The Jaish operatives also held several meetings with them in Hyderabad and in Ahmedabad for finalising the entire operation. The locals were told that the entire operation would be carried out by the terrorists coming from Pakistan and that they would only have to provide logistic support to carry it out.



Explosives seized in Delhi

The Delhi Police vigil following a tip-of that there could be a plot to set off explosives in the busy Connaught Place area, paid off with the seizure of a huge quantity of gelatine sticks in New Delhi railway station.
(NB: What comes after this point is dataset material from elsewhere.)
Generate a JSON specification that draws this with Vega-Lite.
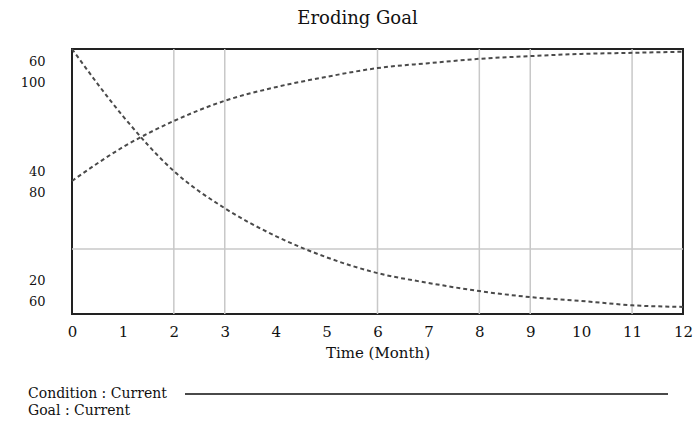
{
  "$schema": "https://vega.github.io/schema/vega-lite/v6.json",
  "width": 611,
  "height": 265,
  "padding": {"left": 10, "top": 10, "right": 8, "bottom": 5},
  "title": {"text": "Eroding Goal", "font": "DejaVu Serif", "fontSize": 18, "fontWeight": "normal", "color": "#111", "offset": 17, "dx": -20},
  "config": {
    "view": {"stroke": "#222", "strokeWidth": 2},
    "font": "DejaVu Serif"
  },
  "datasets": {
    "runs": [
      {"month": 0, "series": "Condition : Current", "value": 40.2},
      {"month": 1, "series": "Condition : Current", "value": 46.4},
      {"month": 2, "series": "Condition : Current", "value": 51.2},
      {"month": 3, "series": "Condition : Current", "value": 54.9},
      {"month": 4, "series": "Condition : Current", "value": 57.4},
      {"month": 5, "series": "Condition : Current", "value": 59.3},
      {"month": 6, "series": "Condition : Current", "value": 60.9},
      {"month": 7, "series": "Condition : Current", "value": 61.8},
      {"month": 8, "series": "Condition : Current", "value": 62.6},
      {"month": 9, "series": "Condition : Current", "value": 63.1},
      {"month": 10, "series": "Condition : Current", "value": 63.5},
      {"month": 11, "series": "Condition : Current", "value": 63.7},
      {"month": 12, "series": "Condition : Current", "value": 63.9},
      {"month": 0, "series": "Goal : Current", "value": 104.4},
      {"month": 1, "series": "Goal : Current", "value": 92.1},
      {"month": 2, "series": "Goal : Current", "value": 82.0},
      {"month": 3, "series": "Goal : Current", "value": 75.2},
      {"month": 4, "series": "Goal : Current", "value": 70.1},
      {"month": 5, "series": "Goal : Current", "value": 66.2},
      {"month": 6, "series": "Goal : Current", "value": 63.3},
      {"month": 7, "series": "Goal : Current", "value": 61.5},
      {"month": 8, "series": "Goal : Current", "value": 60.0},
      {"month": 9, "series": "Goal : Current", "value": 58.9},
      {"month": 10, "series": "Goal : Current", "value": 58.2},
      {"month": 11, "series": "Goal : Current", "value": 57.4},
      {"month": 12, "series": "Goal : Current", "value": 57.1}
    ],
    "vgrid": [{"month": 2}, {"month": 3}, {"month": 6}, {"month": 8}, {"month": 9}, {"month": 11}],
    "hgrid": [{"level": 27.7}]
  },
  "resolve": {"scale": {"y": "independent"}},
  "layer": [
    {
      "data": {"name": "vgrid"},
      "mark": {"type": "rule", "color": "#c8c8c8", "strokeWidth": 1.5},
      "encoding": {
        "x": {
          "field": "month", "type": "quantitative",
          "scale": {"domain": [0, 12], "nice": false},
          "axis": {
            "values": [0, 1, 2, 3, 4, 5, 6, 7, 8, 9, 10, 11, 12],
            "title": "Time (Month)", "grid": false, "ticks": false, "domain": false,
            "labelFont": "DejaVu Serif", "labelFontSize": 15, "labelColor": "#111",
            "labelPadding": 10, "labelFlush": false,
            "titleFont": "DejaVu Serif", "titleFontSize": 15, "titleFontWeight": "normal",
            "titleColor": "#111", "titlePadding": 6
          }
        }
      }
    },
    {
      "data": {"name": "hgrid"},
      "mark": {"type": "rule", "color": "#c8c8c8", "strokeWidth": 1.5},
      "encoding": {
        "y": {
          "field": "level", "type": "quantitative",
          "scale": {"domain": [15.8, 64.4], "nice": false, "zero": false},
          "axis": {
            "values": [20, 40, 60],
            "labelExpr": "[datum.label, format(datum.value + 40, 'd')]",
            "title": null, "grid": false, "ticks": false, "domain": false,
            "labelFont": "DejaVu Serif", "labelFontSize": 13, "labelColor": "#111",
            "labelLineHeight": 21, "labelPadding": 27, "labelOffset": -11
          }
        }
      }
    },
    {
      "data": {"name": "runs"},
      "transform": [{"filter": "datum.series === 'Condition : Current'"}],
      "mark": {"type": "line", "strokeDash": [4, 3], "strokeWidth": 2, "interpolate": "monotone"},
      "encoding": {
        "x": {"field": "month", "type": "quantitative"},
        "y": {"field": "value", "type": "quantitative", "scale": {"domain": [15.8, 64.4], "nice": false, "zero": false}, "axis": null},
        "color": {
          "field": "series", "type": "nominal",
          "scale": {"range": ["#4a4a4a", "#4a4a4a"]},
          "legend": {
            "title": null, "orient": "none", "legendX": -62, "legendY": 338,
            "padding": 0, "rowPadding": 3,
            "symbolType": "M 28 0 L 108.5 0", "symbolSize": 144,
            "symbolStrokeWidth": 2, "symbolDash": [], "symbolFillColor": "transparent",
            "labelFont": "DejaVu Serif", "labelFontSize": 14, "labelColor": "#111", "labelOffset": 4,
            "encode": {"symbols": {"update": {"strokeOpacity": {"signal": "datum.value === 'Goal : Current' ? 0 : 1"}}}}
          }
        }
      }
    },
    {
      "data": {"name": "runs"},
      "transform": [{"filter": "datum.series === 'Goal : Current'"}],
      "mark": {"type": "line", "strokeDash": [4, 3], "strokeWidth": 2, "interpolate": "monotone"},
      "encoding": {
        "x": {"field": "month", "type": "quantitative"},
        "y": {"field": "value", "type": "quantitative", "scale": {"domain": [55.8, 104.4], "nice": false, "zero": false}, "axis": null},
        "color": {"field": "series", "type": "nominal"}
      }
    }
  ]
}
According to the police, 184 gelatine sticks weighing over 20 kg were recovered from the platform number 6 and 7 of the Station.

Meanwhile, in another related incident, the police intercepted a suspicious looking man from the Nizamuddin Railway Station and recovered over Rs 77 lakh in cash from his possession.

The New Delhi district had been put on a high security alert after they received a specific tip-off that terrorists will strike the Connaught Place any time on Aug 30.

Late at night on Aug 30, two terrorists, belonging to the Jaish-e-Mohammed and were identified as Zahoor Abbas of Pakistan and Habibullah — were killed in Indraprastha Park near Nizamuddin Bridge. An AK-56 rifle, two magazines with 30 rounds each, a loaded Chinese pistol and Rs 200,000 were seized, police said, adding they were travelling in a Maruti car.